C. The Final Rules Should Not Apply to Data Collected Prior to COPPA’s Effective Date

The NPRM indicates that the Commission will apply the rules to any use or disclosure of personally identifiable information collected prior to COPPA’s effective date. See 64 Fed. Reg. 22751. TWDC opposes the retroactive application of notice and consent obligations to information collected prior to COPPA’s promulgation.

The rationale for retroactive application is that the proposed regulation "applies to the use or disclosure . . . not just collection" of information. Id. Yet, the statutory prohibition that provides the sole basis for the Commission’s rulemaking authority is aimed exclusively at sites that "collect personal information from a child." 15 U.S.C. § 6502(a). The NPRM posits a strained reading of the statute, which runs afoul of the presumption against retroactive application of legislation.

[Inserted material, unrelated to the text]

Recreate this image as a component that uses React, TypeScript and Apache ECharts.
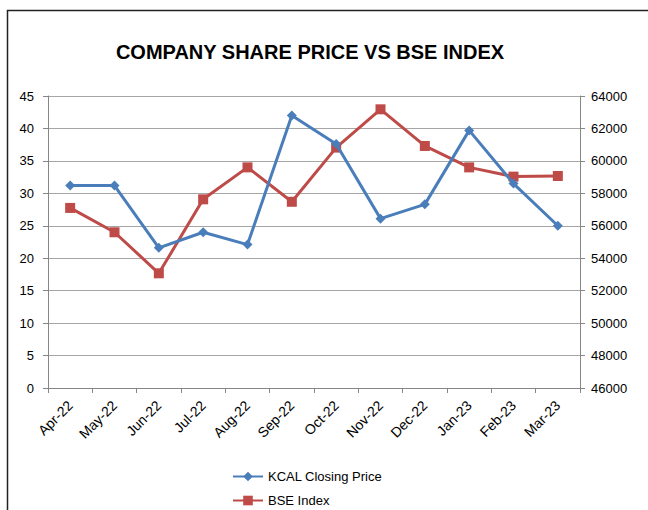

As the Supreme Court held in Landgraf v. USI Film Products, 114 S. Ct. 1483 (1994), a statute has retroactive effect if "it would impair rights a party possessed when he acted, increase a party’s liability for past conduct, or impose new duties with respect to transactions already completed." Id. at 1505. The proposed rule would impair operators’ rights to use and disclose information which they possessed at the time of collection, and would impose new duties with respect to collection transactions that have already occurred (duties that can only be fulfilled if operators separate out data collected online from children and obtain parental contact information up front). In such circumstances, Congress must expressly state its intent that the statute apply retroactively. It has not done so.

The proposal also underestimates the severe difficulties associated with requiring consent for information already collected. A requirement to re-contact and verify old accounts and the likelihood of success would be costly and ineffective. We also believe that since TWDC has had an appropriate registration pathway for children for many years, this would be unnecessary.

At a minimum, to address the serious burden to well-intentioned operators that would caused by lack of fair warning of the requirements of the rule, personal information collected prior to COPPA’s effective date by operators in compliance with an existing self-regulatory regime—such as CARU or the OPA Guidelines—should be grandfathered and those operators exempted from obtaining verifiable consent from parents for this data.

IV. CONCLUSION

For the foregoing reasons, TWDC asks the Commission to: (1) expressly provide that e-mail-based consent methods that do not include digital signatures satisfy the verifiable parental consent requirement under the rules; (2) clarify that hyperlinks to privacy notices may be placed in any prominent location on the site; and (3) provide that the requirements of the rule do not apply to information collected before the effective date.